Comprehensive Immigration Reform Must Be Priority for Nation
The debt ceiling debate is consuming all of the oxygen in Washington these days, but there’s another economic issue that Congress would be wise to resolve – and soon, before more damage is done to our recovering but still brittle economy. That issue is immigration reform.
The damage is coming from misguided state laws designed to punish undocumented immigrants and those who provide any sort of aid to them. So it was a welcome sign that Sen. Chuck Schumer convened a hearing earlier this week on the economic arguments for reform.
This effort to revive immigration reform comes at a critical juncture. We can only hope it leads to a rational, fact-based debate free of the fear-mongering myths about Latino immigrants peddled by nativist organizations.

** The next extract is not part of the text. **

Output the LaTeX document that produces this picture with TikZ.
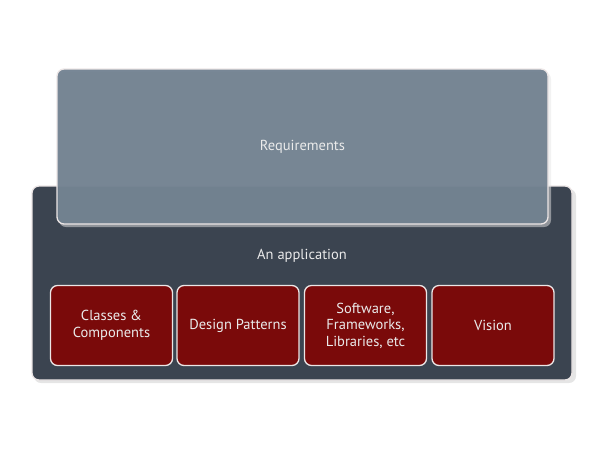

In the absence of a federal solution, more states likely will follow the path of Arizona, Alabama, Georgia, Indiana, Utah and South Carolina, all highly conservative states that have passed their own immigration laws.
The Southern Poverty Law Center is part of a coalition of civil rights groups challenging these laws in Alabama, Georgia and South Carolina. Courts have already blocked key parts of laws in Arizona, Utah and Georgia, and we’re confident all of these laws will eventually be overturned as unconstitutional usurpations of federal power.
But in the meantime, anti-immigrant hardliners should be careful what they wish for.
In Alabama, where Gov. Robert Bentley recently signed the harshest anti-immigrant law in the country, the state agriculture commissioner reports that tomatoes and squash are rotting in the fields. It’s because Latino farmworkers are already abandoning their jobs – even before the law takes effect in September. And there is increasing worry that in Tuscaloosa, the recovery from a tornado that destroyed much of the city in April will be stalled because of a lack of construction workers.
Across the state line, the Georgia Agribusiness Council has reported $300 million in farm losses due to a lack of workers, and that state’s law just took effect on July 1. The economic toll could reach $1 billion.
The other effects are easily predictable: business losses, reduced tax revenues at all levels of government and higher costs to taxpayers for enforcement of these laws. Consumers, too, could end up paying higher prices for fresh produce as farmers find themselves without labor to pick their crops or are forced to increase wages. These economic consequences don’t even count the human rights abuses and very real suffering of innocent children and others that will occur because of the laws.
So what do we gain?
Those pushing these laws contend that undocumented immigrants are taking jobs away from Americans at a time of high unemployment. This is a naïve way of looking at our complex economy. And it is not true.
Economists have a name for this idea: the “lump of labor fallacy.” It’s the notion that there is a fixed amount of labor available to workers. The reality is that the 8 million or so undocumented workers in this country increase economic output. They pay taxes. They rent or buy homes. They buy groceries and cars. They go to the movies. All of these things increase the number of available jobs. And, they supply inexpensive labor, filling many low-skill jobs that are not attractive to U.S.-born workers.
Study after study has shown that immigrants do not “steal’ jobs from Americans. Labor economist Giovanni Peri wrote, as a visiting scholar at the Federal Reserve Bank of San Francisco, in August 2010: “Data show that, on net, immigrants expand the U.S. economy’s productive capacity, stimulate investment, and promote specialization that in the long run boosts productivity. Consistent with previous research, there is no evidence that these effects take place at the expense of jobs for workers born in the United States.”
And former Federal Reserve Chairman Alan Greenspan told the U.S. Senate in 2009 that undocumented immigrants have “made a significant contribution to the growth of our economy.”
A UCLA study in 2010 found, in fact, that deporting the undocumented immigrant labor force en masse would shrink the American economy by as much as $2.6 trillion over 10 years.
The cold, hard truth is that undocumented workers are woven deeply and intricately into our economy. They comprise at least half – and more likely three-quarters – of our country’s agricultural labor force. The effort to drive them away is not only bad medicine, it’s economic poison. Georgia farmers know this. They’ve seen no rush by U.S.-born workers to fill the stoop-labor jobs abandoned by Latinos in recent days.
Illegal immigration has slowed to a trickle, and we are spending record amounts to beef up security at the border. The only reason to not provide a path to citizenship for the undocumented immigrants who are here already is bigotry. And that’s not acceptable.